## Written task
Retype every line from the start of the data down to and including the line with "import numpy as np". Skip the pictures.
# # # # # # #
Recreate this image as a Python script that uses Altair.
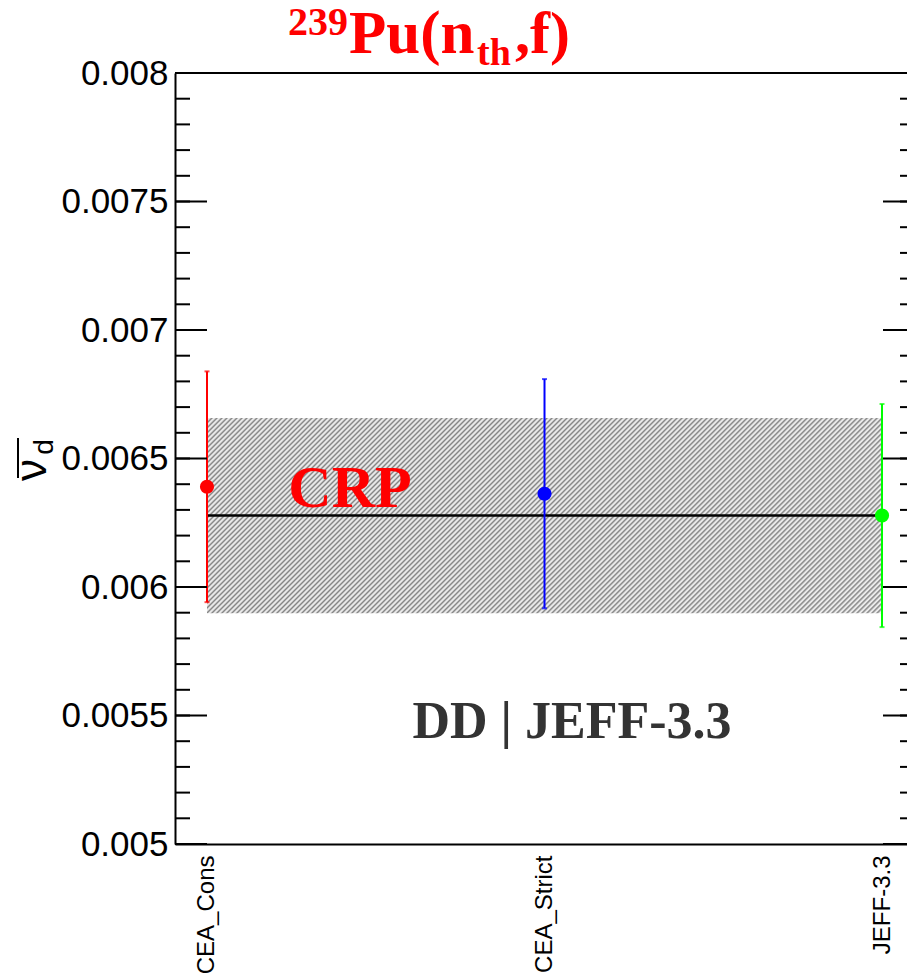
import altair as alt
import pandas as pd
import numpy as np

# ---------------- data ----------------
names = ["CEA_Cons", "CEA_Strict", "JEFF-3.3"]
positions = [0, 1, 2]
nu_d = [0.006390, 0.006363, 0.006278]
nu_d_err = [0.000449, 0.000446, 0.000434]
colors = ["#ff0000", "#0000ff", "#00ff00"]
crp_value = 0.006278
crp_err = 0.00038
y_major = [0.005, 0.0055, 0.006, 0.0065, 0.007, 0.0075, 0.008]
y_minor_step = 0.0001

# ---------------- layout ----------------
W_PLOT, H_PLOT = 732, 771
Y_DOMAIN = [0.005, 0.008]
X_DOMAIN = [-0.0948, 2.074]

df = pd.DataFrame({"name": names, "pos": positions, "v": nu_d, "err": nu_d_err})
df["lo"] = df["v"] - df["err"]
df["hi"] = df["v"] + df["err"]

crp_df = pd.DataFrame({
    "x0": [positions[0]], "x1": [positions[-1]], "v": [crp_value],
    "lo": [crp_value - crp_err], "hi": [crp_value + crp_err],
})

minor_vals = [round(Y_DOMAIN[0] + i * y_minor_step, 6)
              for i in range(int(round((Y_DOMAIN[1] - Y_DOMAIN[0]) / y_minor_step)) + 1)]
minor_df = pd.DataFrame({"t": minor_vals})
major_df = pd.DataFrame({"t": y_major})

xs = alt.Scale(domain=X_DOMAIN, nice=False, zero=False)
ys = alt.Scale(domain=Y_DOMAIN, nice=False, zero=False)

label_expr = "[" + ",".join("'%s'" % n for n in names) + "][datum.value]"
x_axis = alt.Axis(values=positions, labelExpr=label_expr, ticks=False, grid=False,
                  domain=True, domainColor="black", domainWidth=2,
                  labelAngle=270, labelAlign="right", labelBaseline="middle",
                  labelFontSize=24, labelFont="Liberation Sans", labelColor="black",
                  labelPadding=11, labelFlush=False, labelOverlap=False, title=None)
y_axis = alt.Axis(values=y_major, format="~g", ticks=False, grid=False,
                  domain=True, domainColor="black", domainWidth=2,
                  labelFontSize=35, labelFont="Liberation Sans", labelColor="black",
                  labelPadding=7, labelFlush=False, labelOverlap=False, title=None)

def X(field):
    return alt.X(field, type="quantitative", scale=xs, axis=x_axis)

def Y(field):
    return alt.Y(field, type="quantitative", scale=ys, axis=y_axis)

# hatch fill via striped linear gradient ("////" lines)
W_band = (positions[-1] - positions[0]) * W_PLOT / (X_DOMAIN[1] - X_DOMAIN[0])
H_band = 2 * crp_err * H_PLOT / (Y_DOMAIN[1] - Y_DOMAIN[0])
r = H_band / W_band
k = (W_band + H_band) / (W_band * (1 + r * r))
n_stripes = int(round((W_band + H_band) / 5.0))
stops = []
for i in range(n_stripes):
    stops.append(alt.GradientStop(offset=round(i / n_stripes, 6), color="#858585"))
    stops.append(alt.GradientStop(offset=round((i + 0.5) / n_stripes, 6), color="#ffffff"))
stops.append(alt.GradientStop(offset=1.0, color="#858585"))
hatch = alt.Gradient(gradient="linear", stops=stops, x1=0, y1=0,
                     x2=round(k, 6), y2=round(k * r, 6))

band = alt.Chart(crp_df).mark_rect(fill=hatch, strokeWidth=0).encode(
    x=X("x0"), x2="x1", y=Y("lo"), y2="hi")
crp_line = alt.Chart(crp_df).mark_rule(color="black", strokeWidth=2.5).encode(
    x=X("x0"), x2="x1", y=Y("v"))

col = alt.Color("name:N", scale=alt.Scale(domain=names, range=colors), legend=None)
bars = alt.Chart(df).mark_rule(strokeWidth=2).encode(
    x=X("pos"), y=Y("lo"), y2="hi", color=col)
caps_hi = alt.Chart(df).mark_tick(orient="horizontal", size=5, thickness=2).encode(
    x=X("pos"), y=Y("hi"), color=col)
caps_lo = alt.Chart(df).mark_tick(orient="horizontal", size=5, thickness=2).encode(
    x=X("pos"), y=Y("lo"), color=col)
points = alt.Chart(df).mark_circle(size=200, opacity=1).encode(
    x=X("pos"), y=Y("v"), color=col)

# inward ticks on left and right frame
def tick_layer(data, x0, x1):
    return alt.Chart(data).mark_rule(color="black", strokeWidth=2).encode(
        y=Y("t"), x=alt.value(x0), x2=alt.value(x1))

ticks = [
    tick_layer(major_df, 0, 32),
    tick_layer(minor_df, 0, 15),
    tick_layer(major_df, 708, W_PLOT),
    tick_layer(minor_df, 725, W_PLOT),
]

one = pd.DataFrame({"d": [0]})
top_line = alt.Chart(one).mark_rule(color="black", strokeWidth=2).encode(
    x=alt.value(0), x2=alt.value(W_PLOT), y=alt.value(0))

def txt(text, x, y, size, color, font="Liberation Serif", weight="bold", align="left",
        baseline="alphabetic", angle=0):
    return alt.Chart(pd.DataFrame({"t": [text]})).mark_text(
        font=font, fontWeight=weight, fontSize=size, color=color, align=align,
        baseline=baseline, angle=angle).encode(
        text="t:N", x=alt.value(x), y=alt.value(y))

texts = [
    txt("239", 113, -38, 40, "#ff0000"),
    txt("Pu(n", 174, -20, 61, "#ff0000"),
    txt("th", 302, -8, 38, "#ff0000"),
    txt(",f)", 340, -20, 60, "#ff0000"),
    txt("CRP", 175, 434, 60, "#ff0000", align="center"),
    txt("DD | JEFF-3.3", 397, 665, 52, "#333333", align="center"),
    txt("ν", -142, 397, 44, "black", font="Liberation Sans", weight="normal",
        align="center", baseline="middle", angle=270),
    txt("d", -130, 374, 28, "black", font="Liberation Sans", weight="normal",
        align="center", baseline="middle", angle=270),
]
overline = alt.Chart(one).mark_rule(color="black", strokeWidth=2).encode(
    x=alt.value(-157), y=alt.value(365), y2=alt.value(405))

chart = alt.layer(band, crp_line, bars, caps_hi, caps_lo, points, *ticks, top_line,
                  overline, *texts).properties(
    width=W_PLOT, height=H_PLOT,
    autosize=alt.AutoSizeParams(type="none"),
    padding={"left": 175, "top": 73, "right": 0, "bottom": 132},
).configure_view(stroke=None).configure(background="white")

chart.save("out.html", embed_options={"renderer": "svg", "actions": False})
# # # # # # #
## The reply
Recreate this image as a Python script that uses Altair.
import altair as alt
import pandas as pd
import numpy as np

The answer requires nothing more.